Aim: Return a copy of each line that holds the string "Give".

Stored data:
▬▬▬
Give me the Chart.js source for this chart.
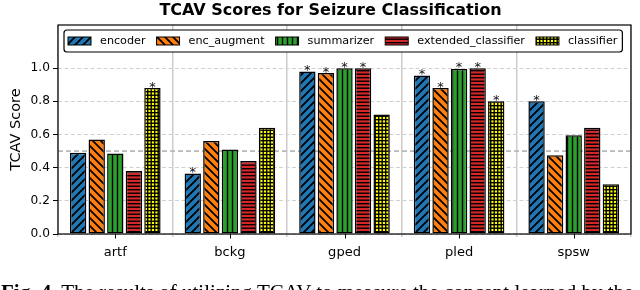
▬▬▬
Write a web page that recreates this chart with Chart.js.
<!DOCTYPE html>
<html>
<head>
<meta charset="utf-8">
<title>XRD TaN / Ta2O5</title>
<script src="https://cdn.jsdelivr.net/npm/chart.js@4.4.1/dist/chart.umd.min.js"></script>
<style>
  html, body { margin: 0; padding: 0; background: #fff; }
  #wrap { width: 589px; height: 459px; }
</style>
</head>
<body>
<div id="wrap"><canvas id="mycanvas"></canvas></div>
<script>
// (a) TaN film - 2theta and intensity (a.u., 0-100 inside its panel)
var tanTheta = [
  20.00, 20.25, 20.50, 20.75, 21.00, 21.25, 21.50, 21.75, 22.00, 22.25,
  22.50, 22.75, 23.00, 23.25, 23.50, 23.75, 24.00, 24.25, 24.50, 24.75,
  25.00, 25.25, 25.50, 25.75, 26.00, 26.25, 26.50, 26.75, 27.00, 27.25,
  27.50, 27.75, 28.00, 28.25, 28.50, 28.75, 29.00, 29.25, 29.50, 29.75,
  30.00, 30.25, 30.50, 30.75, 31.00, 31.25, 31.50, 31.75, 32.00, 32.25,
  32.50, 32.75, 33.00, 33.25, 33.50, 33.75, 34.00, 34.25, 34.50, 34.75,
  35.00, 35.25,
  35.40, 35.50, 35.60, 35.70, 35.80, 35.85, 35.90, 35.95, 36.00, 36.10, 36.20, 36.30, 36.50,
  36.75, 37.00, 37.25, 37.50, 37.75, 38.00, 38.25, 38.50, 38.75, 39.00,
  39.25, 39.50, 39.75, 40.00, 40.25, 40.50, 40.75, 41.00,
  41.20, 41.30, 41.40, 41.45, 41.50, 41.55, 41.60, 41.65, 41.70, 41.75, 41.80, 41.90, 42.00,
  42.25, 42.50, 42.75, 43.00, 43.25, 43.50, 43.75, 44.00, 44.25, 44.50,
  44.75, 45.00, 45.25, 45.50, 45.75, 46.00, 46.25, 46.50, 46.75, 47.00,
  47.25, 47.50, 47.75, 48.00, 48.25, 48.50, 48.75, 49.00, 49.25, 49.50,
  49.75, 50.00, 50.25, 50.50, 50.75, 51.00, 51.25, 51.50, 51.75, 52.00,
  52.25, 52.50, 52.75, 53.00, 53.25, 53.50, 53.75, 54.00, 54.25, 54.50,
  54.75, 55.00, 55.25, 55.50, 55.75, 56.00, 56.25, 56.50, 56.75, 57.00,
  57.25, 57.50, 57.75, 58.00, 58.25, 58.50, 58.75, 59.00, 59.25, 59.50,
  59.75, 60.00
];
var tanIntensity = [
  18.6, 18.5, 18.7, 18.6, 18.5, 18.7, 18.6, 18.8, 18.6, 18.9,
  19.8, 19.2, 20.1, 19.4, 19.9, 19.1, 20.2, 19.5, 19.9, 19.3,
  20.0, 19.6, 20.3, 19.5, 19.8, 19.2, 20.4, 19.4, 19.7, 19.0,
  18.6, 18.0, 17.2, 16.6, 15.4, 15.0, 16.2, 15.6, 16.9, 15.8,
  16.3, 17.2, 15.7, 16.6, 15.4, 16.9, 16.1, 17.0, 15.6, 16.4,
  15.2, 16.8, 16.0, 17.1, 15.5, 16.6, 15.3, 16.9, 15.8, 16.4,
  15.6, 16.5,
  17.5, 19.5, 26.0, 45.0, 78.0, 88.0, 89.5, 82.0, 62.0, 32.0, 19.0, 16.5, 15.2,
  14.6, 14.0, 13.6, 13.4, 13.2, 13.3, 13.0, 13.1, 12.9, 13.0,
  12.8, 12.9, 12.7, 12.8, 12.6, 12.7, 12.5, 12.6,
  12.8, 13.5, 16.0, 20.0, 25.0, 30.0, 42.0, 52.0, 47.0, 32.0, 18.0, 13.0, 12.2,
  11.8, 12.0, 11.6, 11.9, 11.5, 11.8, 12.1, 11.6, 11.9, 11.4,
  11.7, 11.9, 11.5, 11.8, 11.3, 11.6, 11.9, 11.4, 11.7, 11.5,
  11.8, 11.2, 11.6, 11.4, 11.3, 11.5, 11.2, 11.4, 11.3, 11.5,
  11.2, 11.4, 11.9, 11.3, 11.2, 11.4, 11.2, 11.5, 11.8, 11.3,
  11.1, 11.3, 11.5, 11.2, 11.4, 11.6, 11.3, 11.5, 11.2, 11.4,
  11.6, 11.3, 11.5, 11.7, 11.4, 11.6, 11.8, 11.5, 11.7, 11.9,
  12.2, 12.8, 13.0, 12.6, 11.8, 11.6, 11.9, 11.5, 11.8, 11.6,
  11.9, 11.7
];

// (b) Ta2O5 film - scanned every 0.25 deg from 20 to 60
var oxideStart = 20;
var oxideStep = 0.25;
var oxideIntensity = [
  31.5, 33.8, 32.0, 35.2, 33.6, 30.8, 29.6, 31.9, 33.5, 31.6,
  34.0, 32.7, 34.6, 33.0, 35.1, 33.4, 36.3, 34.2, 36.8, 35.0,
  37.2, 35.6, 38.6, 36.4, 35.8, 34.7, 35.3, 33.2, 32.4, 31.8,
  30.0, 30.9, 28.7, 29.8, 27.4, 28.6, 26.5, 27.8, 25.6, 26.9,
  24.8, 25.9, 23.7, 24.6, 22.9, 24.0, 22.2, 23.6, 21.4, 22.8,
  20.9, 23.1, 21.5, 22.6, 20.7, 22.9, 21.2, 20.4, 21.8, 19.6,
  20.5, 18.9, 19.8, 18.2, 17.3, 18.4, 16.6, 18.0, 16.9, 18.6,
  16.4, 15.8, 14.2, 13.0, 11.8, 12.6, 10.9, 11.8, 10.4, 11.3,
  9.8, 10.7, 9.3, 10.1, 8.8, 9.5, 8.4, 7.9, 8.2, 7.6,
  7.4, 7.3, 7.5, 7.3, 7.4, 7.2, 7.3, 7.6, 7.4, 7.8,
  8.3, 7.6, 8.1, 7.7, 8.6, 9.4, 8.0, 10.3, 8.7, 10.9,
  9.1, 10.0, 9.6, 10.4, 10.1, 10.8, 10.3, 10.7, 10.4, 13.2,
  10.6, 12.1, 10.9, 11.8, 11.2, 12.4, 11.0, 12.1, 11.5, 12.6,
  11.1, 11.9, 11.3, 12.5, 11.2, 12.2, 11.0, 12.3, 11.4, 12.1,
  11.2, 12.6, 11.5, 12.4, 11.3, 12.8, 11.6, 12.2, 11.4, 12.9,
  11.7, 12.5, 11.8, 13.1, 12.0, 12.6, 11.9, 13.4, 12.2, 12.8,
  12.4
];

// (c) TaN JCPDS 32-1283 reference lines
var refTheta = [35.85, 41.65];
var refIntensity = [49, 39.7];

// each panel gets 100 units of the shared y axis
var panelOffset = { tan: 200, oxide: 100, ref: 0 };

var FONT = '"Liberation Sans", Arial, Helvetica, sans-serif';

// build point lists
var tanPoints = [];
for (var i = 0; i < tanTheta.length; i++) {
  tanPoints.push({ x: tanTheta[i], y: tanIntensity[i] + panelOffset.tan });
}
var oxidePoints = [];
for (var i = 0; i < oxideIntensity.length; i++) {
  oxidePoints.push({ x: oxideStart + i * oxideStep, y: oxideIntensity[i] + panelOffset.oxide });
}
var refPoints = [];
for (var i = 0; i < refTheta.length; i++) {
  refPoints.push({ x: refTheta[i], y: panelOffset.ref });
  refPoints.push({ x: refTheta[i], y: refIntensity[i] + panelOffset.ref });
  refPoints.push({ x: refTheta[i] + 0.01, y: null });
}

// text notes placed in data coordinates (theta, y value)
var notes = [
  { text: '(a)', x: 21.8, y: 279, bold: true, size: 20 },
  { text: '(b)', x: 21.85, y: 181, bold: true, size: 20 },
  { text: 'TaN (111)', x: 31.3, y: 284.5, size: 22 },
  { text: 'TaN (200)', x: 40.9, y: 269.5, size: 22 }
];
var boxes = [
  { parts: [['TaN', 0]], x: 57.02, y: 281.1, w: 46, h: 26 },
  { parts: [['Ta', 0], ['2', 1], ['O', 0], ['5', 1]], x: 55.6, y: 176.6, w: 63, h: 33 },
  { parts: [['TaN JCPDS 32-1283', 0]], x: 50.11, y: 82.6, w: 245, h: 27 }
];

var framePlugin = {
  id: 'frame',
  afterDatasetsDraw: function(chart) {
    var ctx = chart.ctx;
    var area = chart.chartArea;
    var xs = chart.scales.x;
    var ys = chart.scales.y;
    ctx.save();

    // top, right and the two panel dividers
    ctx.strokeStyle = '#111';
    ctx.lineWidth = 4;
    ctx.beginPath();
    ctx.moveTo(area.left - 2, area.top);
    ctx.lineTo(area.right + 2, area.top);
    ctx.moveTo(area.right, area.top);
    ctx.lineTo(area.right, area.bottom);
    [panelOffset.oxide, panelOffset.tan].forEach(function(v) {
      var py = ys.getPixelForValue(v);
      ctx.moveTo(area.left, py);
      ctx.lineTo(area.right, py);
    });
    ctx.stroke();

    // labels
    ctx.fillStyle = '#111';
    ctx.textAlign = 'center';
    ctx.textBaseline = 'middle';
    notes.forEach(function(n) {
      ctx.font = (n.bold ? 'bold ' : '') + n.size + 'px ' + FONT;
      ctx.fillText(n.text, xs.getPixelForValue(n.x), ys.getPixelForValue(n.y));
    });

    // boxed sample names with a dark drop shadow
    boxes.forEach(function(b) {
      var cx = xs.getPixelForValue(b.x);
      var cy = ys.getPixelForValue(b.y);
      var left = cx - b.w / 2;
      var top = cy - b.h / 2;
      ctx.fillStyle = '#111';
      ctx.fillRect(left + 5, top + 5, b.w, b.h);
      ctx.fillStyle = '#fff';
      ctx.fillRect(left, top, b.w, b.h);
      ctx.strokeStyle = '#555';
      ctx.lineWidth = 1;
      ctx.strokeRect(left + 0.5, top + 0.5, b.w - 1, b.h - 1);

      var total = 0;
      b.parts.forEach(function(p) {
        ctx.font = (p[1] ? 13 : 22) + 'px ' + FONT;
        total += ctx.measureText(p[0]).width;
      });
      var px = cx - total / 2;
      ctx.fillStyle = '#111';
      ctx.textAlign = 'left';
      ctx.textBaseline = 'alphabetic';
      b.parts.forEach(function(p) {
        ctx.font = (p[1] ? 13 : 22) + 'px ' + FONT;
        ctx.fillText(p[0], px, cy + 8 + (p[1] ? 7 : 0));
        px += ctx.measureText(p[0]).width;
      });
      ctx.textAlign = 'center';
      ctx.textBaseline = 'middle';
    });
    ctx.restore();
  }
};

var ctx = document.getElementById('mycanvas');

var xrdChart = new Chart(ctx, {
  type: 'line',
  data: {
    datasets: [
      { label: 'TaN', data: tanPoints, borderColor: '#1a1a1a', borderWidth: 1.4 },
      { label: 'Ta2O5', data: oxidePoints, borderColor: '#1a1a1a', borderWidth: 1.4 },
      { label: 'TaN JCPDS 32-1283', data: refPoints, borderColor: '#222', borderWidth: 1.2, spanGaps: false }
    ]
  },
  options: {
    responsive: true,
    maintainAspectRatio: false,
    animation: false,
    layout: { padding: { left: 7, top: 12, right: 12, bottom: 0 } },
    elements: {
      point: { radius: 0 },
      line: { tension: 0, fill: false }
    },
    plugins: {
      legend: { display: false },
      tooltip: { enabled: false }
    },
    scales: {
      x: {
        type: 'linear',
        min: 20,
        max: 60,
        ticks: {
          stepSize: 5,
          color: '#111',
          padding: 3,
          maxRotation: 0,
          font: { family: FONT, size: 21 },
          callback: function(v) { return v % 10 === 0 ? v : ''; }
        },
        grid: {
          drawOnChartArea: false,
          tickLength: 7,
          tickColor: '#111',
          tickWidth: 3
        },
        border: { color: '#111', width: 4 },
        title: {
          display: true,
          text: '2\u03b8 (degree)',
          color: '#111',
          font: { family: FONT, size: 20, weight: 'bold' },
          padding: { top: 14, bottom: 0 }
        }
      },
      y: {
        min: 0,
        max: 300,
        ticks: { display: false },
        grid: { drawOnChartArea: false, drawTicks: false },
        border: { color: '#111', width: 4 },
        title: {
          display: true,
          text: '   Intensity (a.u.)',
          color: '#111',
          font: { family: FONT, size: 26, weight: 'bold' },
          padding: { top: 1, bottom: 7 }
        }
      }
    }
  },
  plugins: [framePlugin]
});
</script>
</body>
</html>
▬▬▬
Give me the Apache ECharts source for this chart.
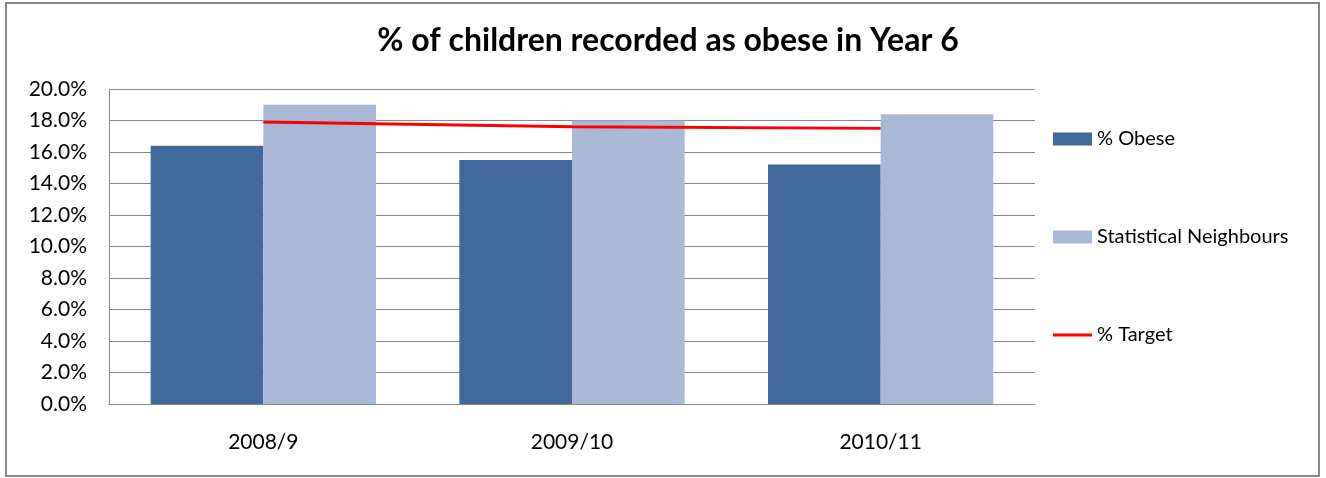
▬▬▬
Output for this exercise:
Give me the Chart.js source for this chart.
Give me the Apache ECharts source for this chart.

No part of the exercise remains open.